— Begin —
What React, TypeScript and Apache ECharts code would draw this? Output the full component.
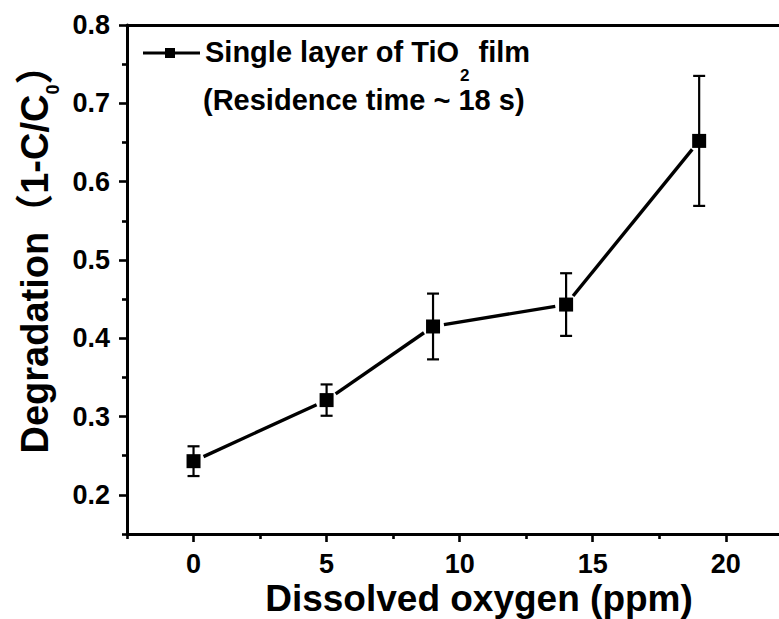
import React, { useEffect, useRef } from "react";
import * as echarts from "echarts";

// Dissolved oxygen (ppm) and measured degradation (1 - C/C0) with error bars
const oxygenPpm = [0, 5, 9, 14, 19];
const degradation = [0.243, 0.321, 0.415, 0.443, 0.652];
const degradationErr = [0.019, 0.02, 0.042, 0.04, 0.083];

const xMajorTicks = [0, 5, 10, 15, 20];
const xMinorTicks = [-2.5, 2.5, 7.5, 12.5, 17.5];
const yMajorTicks = [0.2, 0.3, 0.4, 0.5, 0.6, 0.7, 0.8];
const yMinorTicks = [0.15, 0.25, 0.35, 0.45, 0.55, 0.65, 0.75];

const X_MIN = -2.5;
const X_MAX = 22;
const Y_MIN = 0.15;
const Y_MAX = 0.8;

const FONT = "'Liberation Sans', Arial, 'Noto Sans CJK SC', sans-serif";

export default function App() {
  const ref = useRef<HTMLDivElement>(null);

  useEffect(() => {
    if (!ref.current) return;
    const chart = echarts.init(ref.current, null, { renderer: "svg" });

    const segments = oxygenPpm.slice(0, -1).map((x, i) => [
      x,
      degradation[i],
      oxygenPpm[i + 1],
      degradation[i + 1],
    ]);
    const bars = oxygenPpm.map((x, i) => [
      x,
      degradation[i] - degradationErr[i],
      degradation[i] + degradationErr[i],
    ]);
    const points = oxygenPpm.map((x, i) => [x, degradation[i]]);

    const axisBase = {
      type: "value" as const,
      splitLine: { show: false },
    };
    const lineStyle = { color: "#000", width: 3 };
    const tickStyle = { color: "#000", width: 2.6 };
    const labelStyle = {
      color: "#000",
      fontFamily: FONT,
      fontWeight: "bold" as const,
      fontSize: 27,
    };

    chart.setOption({
      animation: false,
      backgroundColor: "#fff",
      grid: { left: 127, right: 0, top: 25, bottom: 85 },
      xAxis: [
        {
          ...axisBase,
          min: X_MIN,
          max: X_MAX,
          position: "bottom",
          axisLine: { show: true, onZero: false, lineStyle },
          axisTick: { show: true, length: 8, lineStyle: tickStyle, customValues: xMajorTicks },
          axisLabel: { ...labelStyle, margin: 19, lineHeight: 22, customValues: xMajorTicks },
        },
        {
          ...axisBase,
          min: X_MIN,
          max: X_MAX,
          position: "bottom",
          axisLine: { show: false, onZero: false },
          axisTick: { show: true, length: 5, lineStyle: tickStyle, customValues: xMinorTicks },
          axisLabel: { show: false },
        },
        {
          ...axisBase,
          min: X_MIN,
          max: X_MAX,
          position: "top",
          axisLine: { show: true, onZero: false, lineStyle },
          axisTick: { show: false },
          axisLabel: { show: false },
        },
      ],
      yAxis: [
        {
          ...axisBase,
          min: Y_MIN,
          max: Y_MAX,
          position: "left",
          axisLine: { show: true, onZero: false, lineStyle },
          axisTick: { show: true, length: 8, lineStyle: tickStyle, customValues: yMajorTicks },
          axisLabel: {
            ...labelStyle,
            margin: 17,
            customValues: yMajorTicks,
            formatter: (v: number) => v.toFixed(1),
          },
        },
        {
          ...axisBase,
          min: Y_MIN,
          max: Y_MAX,
          position: "left",
          axisLine: { show: false, onZero: false },
          axisTick: { show: true, length: 5, lineStyle: tickStyle, customValues: yMinorTicks },
          axisLabel: { show: false },
        },
      ],
      series: [
        {
          // connecting line, broken just short of each marker
          type: "custom",
          xAxisIndex: 0,
          yAxisIndex: 0,
          data: segments,
          encode: { x: [0, 2], y: [1, 3] },
          renderItem: (_p: any, api: any) => {
            const a = api.coord([api.value(0), api.value(1)]);
            const b = api.coord([api.value(2), api.value(3)]);
            const dx = b[0] - a[0];
            const dy = b[1] - a[1];
            const len = Math.hypot(dx, dy);
            const gap = 11;
            return {
              type: "line",
              shape: {
                x1: a[0] + (dx / len) * gap,
                y1: a[1] + (dy / len) * gap,
                x2: b[0] - (dx / len) * gap,
                y2: b[1] - (dy / len) * gap,
              },
              style: { stroke: "#000", lineWidth: 3.4 },
            };
          },
          z: 2,
        },
        {
          // vertical error bars with caps
          type: "custom",
          xAxisIndex: 0,
          yAxisIndex: 0,
          data: bars,
          encode: { x: 0, y: [1, 2] },
          renderItem: (_p: any, api: any) => {
            const lo = api.coord([api.value(0), api.value(1)]);
            const hi = api.coord([api.value(0), api.value(2)]);
            const cap = 6;
            const st = { stroke: "#000", lineWidth: 2.2 };
            return {
              type: "group",
              children: [
                { type: "line", shape: { x1: hi[0], y1: hi[1], x2: lo[0], y2: lo[1] }, style: st },
                { type: "line", shape: { x1: hi[0] - cap, y1: hi[1], x2: hi[0] + cap, y2: hi[1] }, style: st },
                { type: "line", shape: { x1: lo[0] - cap, y1: lo[1], x2: lo[0] + cap, y2: lo[1] }, style: st },
              ],
            };
          },
          z: 3,
        },
        {
          type: "scatter",
          xAxisIndex: 0,
          yAxisIndex: 0,
          data: points,
          symbol: "rect",
          symbolSize: 14,
          itemStyle: { color: "#000", opacity: 1 },
          z: 4,
        },
      ],
      graphic: [
        // legend entry
        {
          type: "line",
          shape: { x1: 143, y1: 53, x2: 200, y2: 53 },
          style: { stroke: "#000", lineWidth: 3 },
        },
        {
          type: "rect",
          shape: { x: 165, y: 48, width: 10, height: 10 },
          style: { fill: "#000" },
        },
        {
          type: "text",
          x: 205,
          y: 37,
          style: {
            text: "{m|Single layer of TiO}{s|2}{m| film}",
            align: "left",
            verticalAlign: "top",
            rich: {
              m: {
                fontFamily: FONT,
                fontWeight: "bold",
                fontSize: 29,
                lineHeight: 34,
                verticalAlign: "top",
                fill: "#000",
              },
              s: {
                fontFamily: FONT,
                fontWeight: "bold",
                fontSize: 17,
                lineHeight: 17,
                padding: [30, 1, 0, 1],
                verticalAlign: "top",
                fill: "#000",
              },
            },
          },
        },
        {
          type: "text",
          x: 203,
          y: 100,
          style: {
            text: "(Residence time ~ 18 s)",
            align: "left",
            verticalAlign: "middle",
            fontFamily: FONT,
            fontWeight: "bold",
            fontSize: 29,
            fill: "#000",
          },
        },
        // x-axis title
        {
          type: "text",
          x: 479,
          y: 598,
          style: {
            text: "Dissolved oxygen (ppm)",
            align: "center",
            verticalAlign: "middle",
            fontFamily: FONT,
            fontWeight: "bold",
            fontSize: 37,
            lineHeight: 36,
            fill: "#000",
          },
        },
        // y-axis title
        {
          type: "text",
          x: 38,
          y: 250,
          rotation: Math.PI / 2,
          style: {
            text: "{m|Degradation（1-C/C}{s|0}{m|）}",
            align: "center",
            verticalAlign: "middle",
            rich: {
              m: {
                fontFamily: FONT,
                fontWeight: "bold",
                fontSize: 38,
                lineHeight: 44,
                verticalAlign: "top",
                fill: "#000",
              },
              s: {
                fontFamily: FONT,
                fontWeight: "bold",
                fontSize: 18,
                lineHeight: 18,
                padding: [28, 0, 0, 0],
                verticalAlign: "top",
                fill: "#000",
              },
            },
          },
        },
      ],
    });

    return () => chart.dispose();
  }, []);

  return (
    <div
      ref={ref}
      style={{ position: "fixed", left: 0, top: 0, width: 779, height: 619, background: "#fff" }}
    />
  );
}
— End —
> Problem to solve: Print the full listing exactly, dropping the pictures.

> Result for this task:
What React, TypeScript and Apache ECharts code would draw this? Output the full component.
import React, { useEffect, useRef } from "react";
import * as echarts from "echarts";

// Dissolved oxygen (ppm) and measured degradation (1 - C/C0) with error bars
const oxygenPpm = [0, 5, 9, 14, 19];
const degradation = [0.243, 0.321, 0.415, 0.443, 0.652];
const degradationErr = [0.019, 0.02, 0.042, 0.04, 0.083];

const xMajorTicks = [0, 5, 10, 15, 20];
const xMinorTicks = [-2.5, 2.5, 7.5, 12.5, 17.5];
const yMajorTicks = [0.2, 0.3, 0.4, 0.5, 0.6, 0.7, 0.8];
const yMinorTicks = [0.15, 0.25, 0.35, 0.45, 0.55, 0.65, 0.75];

const X_MIN = -2.5;
const X_MAX = 22;
const Y_MIN = 0.15;
const Y_MAX = 0.8;

const FONT = "'Liberation Sans', Arial, 'Noto Sans CJK SC', sans-serif";

export default function App() {
  const ref = useRef<HTMLDivElement>(null);

  useEffect(() => {
    if (!ref.current) return;
    const chart = echarts.init(ref.current, null, { renderer: "svg" });

    const segments = oxygenPpm.slice(0, -1).map((x, i) => [
      x,
      degradation[i],
      oxygenPpm[i + 1],
      degradation[i + 1],
    ]);
    const bars = oxygenPpm.map((x, i) => [
      x,
      degradation[i] - degradationErr[i],
      degradation[i] + degradationErr[i],
    ]);
    const points = oxygenPpm.map((x, i) => [x, degradation[i]]);

    const axisBase = {
      type: "value" as const,
      splitLine: { show: false },
    };
    const lineStyle = { color: "#000", width: 3 };
    const tickStyle = { color: "#000", width: 2.6 };
    const labelStyle = {
      color: "#000",
      fontFamily: FONT,
      fontWeight: "bold" as const,
      fontSize: 27,
    };

    chart.setOption({
      animation: false,
      backgroundColor: "#fff",
      grid: { left: 127, right: 0, top: 25, bottom: 85 },
      xAxis: [
        {
          ...axisBase,
          min: X_MIN,
          max: X_MAX,
          position: "bottom",
          axisLine: { show: true, onZero: false, lineStyle },
          axisTick: { show: true, length: 8, lineStyle: tickStyle, customValues: xMajorTicks },
          axisLabel: { ...labelStyle, margin: 19, lineHeight: 22, customValues: xMajorTicks },
        },
        {
          ...axisBase,
          min: X_MIN,
          max: X_MAX,
          position: "bottom",
          axisLine: { show: false, onZero: false },
          axisTick: { show: true, length: 5, lineStyle: tickStyle, customValues: xMinorTicks },
          axisLabel: { show: false },
        },
        {
          ...axisBase,
          min: X_MIN,
          max: X_MAX,
          position: "top",
          axisLine: { show: true, onZero: false, lineStyle },
          axisTick: { show: false },
          axisLabel: { show: false },
        },
      ],
      yAxis: [
        {
          ...axisBase,
          min: Y_MIN,
          max: Y_MAX,
          position: "left",
          axisLine: { show: true, onZero: false, lineStyle },
          axisTick: { show: true, length: 8, lineStyle: tickStyle, customValues: yMajorTicks },
          axisLabel: {
            ...labelStyle,
            margin: 17,
            customValues: yMajorTicks,
            formatter: (v: number) => v.toFixed(1),
          },
        },
        {
          ...axisBase,
          min: Y_MIN,
          max: Y_MAX,
          position: "left",
          axisLine: { show: false, onZero: false },
          axisTick: { show: true, length: 5, lineStyle: tickStyle, customValues: yMinorTicks },
          axisLabel: { show: false },
        },
      ],
      series: [
        {
          // connecting line, broken just short of each marker
          type: "custom",
          xAxisIndex: 0,
          yAxisIndex: 0,
          data: segments,
          encode: { x: [0, 2], y: [1, 3] },
          renderItem: (_p: any, api: any) => {
            const a = api.coord([api.value(0), api.value(1)]);
            const b = api.coord([api.value(2), api.value(3)]);
            const dx = b[0] - a[0];
            const dy = b[1] - a[1];
            const len = Math.hypot(dx, dy);
            const gap = 11;
            return {
              type: "line",
              shape: {
                x1: a[0] + (dx / len) * gap,
                y1: a[1] + (dy / len) * gap,
                x2: b[0] - (dx / len) * gap,
                y2: b[1] - (dy / len) * gap,
              },
              style: { stroke: "#000", lineWidth: 3.4 },
            };
          },
          z: 2,
        },
        {
          // vertical error bars with caps
          type: "custom",
          xAxisIndex: 0,
          yAxisIndex: 0,
          data: bars,
          encode: { x: 0, y: [1, 2] },
          renderItem: (_p: any, api: any) => {
            const lo = api.coord([api.value(0), api.value(1)]);
            const hi = api.coord([api.value(0), api.value(2)]);
            const cap = 6;
            const st = { stroke: "#000", lineWidth: 2.2 };
            return {
              type: "group",
              children: [
                { type: "line", shape: { x1: hi[0], y1: hi[1], x2: lo[0], y2: lo[1] }, style: st },
                { type: "line", shape: { x1: hi[0] - cap, y1: hi[1], x2: hi[0] + cap, y2: hi[1] }, style: st },
                { type: "line", shape: { x1: lo[0] - cap, y1: lo[1], x2: lo[0] + cap, y2: lo[1] }, style: st },
              ],
            };
          },
          z: 3,
        },
        {
          type: "scatter",
          xAxisIndex: 0,
          yAxisIndex: 0,
          data: points,
          symbol: "rect",
          symbolSize: 14,
          itemStyle: { color: "#000", opacity: 1 },
          z: 4,
        },
      ],
      graphic: [
        // legend entry
        {
          type: "line",
          shape: { x1: 143, y1: 53, x2: 200, y2: 53 },
          style: { stroke: "#000", lineWidth: 3 },
        },
        {
          type: "rect",
          shape: { x: 165, y: 48, width: 10, height: 10 },
          style: { fill: "#000" },
        },
        {
          type: "text",
          x: 205,
          y: 37,
          style: {
            text: "{m|Single layer of TiO}{s|2}{m| film}",
            align: "left",
            verticalAlign: "top",
            rich: {
              m: {
                fontFamily: FONT,
                fontWeight: "bold",
                fontSize: 29,
                lineHeight: 34,
                verticalAlign: "top",
                fill: "#000",
              },
              s: {
                fontFamily: FONT,
                fontWeight: "bold",
                fontSize: 17,
                lineHeight: 17,
                padding: [30, 1, 0, 1],
                verticalAlign: "top",
                fill: "#000",
              },
            },
          },
        },
        {
          type: "text",
          x: 203,
          y: 100,
          style: {
            text: "(Residence time ~ 18 s)",
            align: "left",
            verticalAlign: "middle",
            fontFamily: FONT,
            fontWeight: "bold",
            fontSize: 29,
            fill: "#000",
          },
        },
        // x-axis title
        {
          type: "text",
          x: 479,
          y: 598,
          style: {
            text: "Dissolved oxygen (ppm)",
            align: "center",
            verticalAlign: "middle",
            fontFamily: FONT,
            fontWeight: "bold",
            fontSize: 37,
            lineHeight: 36,
            fill: "#000",
          },
        },
        // y-axis title
        {
          type: "text",
          x: 38,
          y: 250,
          rotation: Math.PI / 2,
          style: {
            text: "{m|Degradation（1-C/C}{s|0}{m|）}",
            align: "center",
            verticalAlign: "middle",
            rich: {
              m: {
                fontFamily: FONT,
                fontWeight: "bold",
                fontSize: 38,
                lineHeight: 44,
                verticalAlign: "top",
                fill: "#000",
              },
              s: {
                fontFamily: FONT,
                fontWeight: "bold",
                fontSize: 18,
                lineHeight: 18,
                padding: [28, 0, 0, 0],
                verticalAlign: "top",
                fill: "#000",
              },
            },
          },
        },
      ],
    });

    return () => chart.dispose();
  }, []);

  return (
    <div
      ref={ref}
      style={{ position: "fixed", left: 0, top: 0, width: 779, height: 619, background: "#fff" }}
    />
  );
}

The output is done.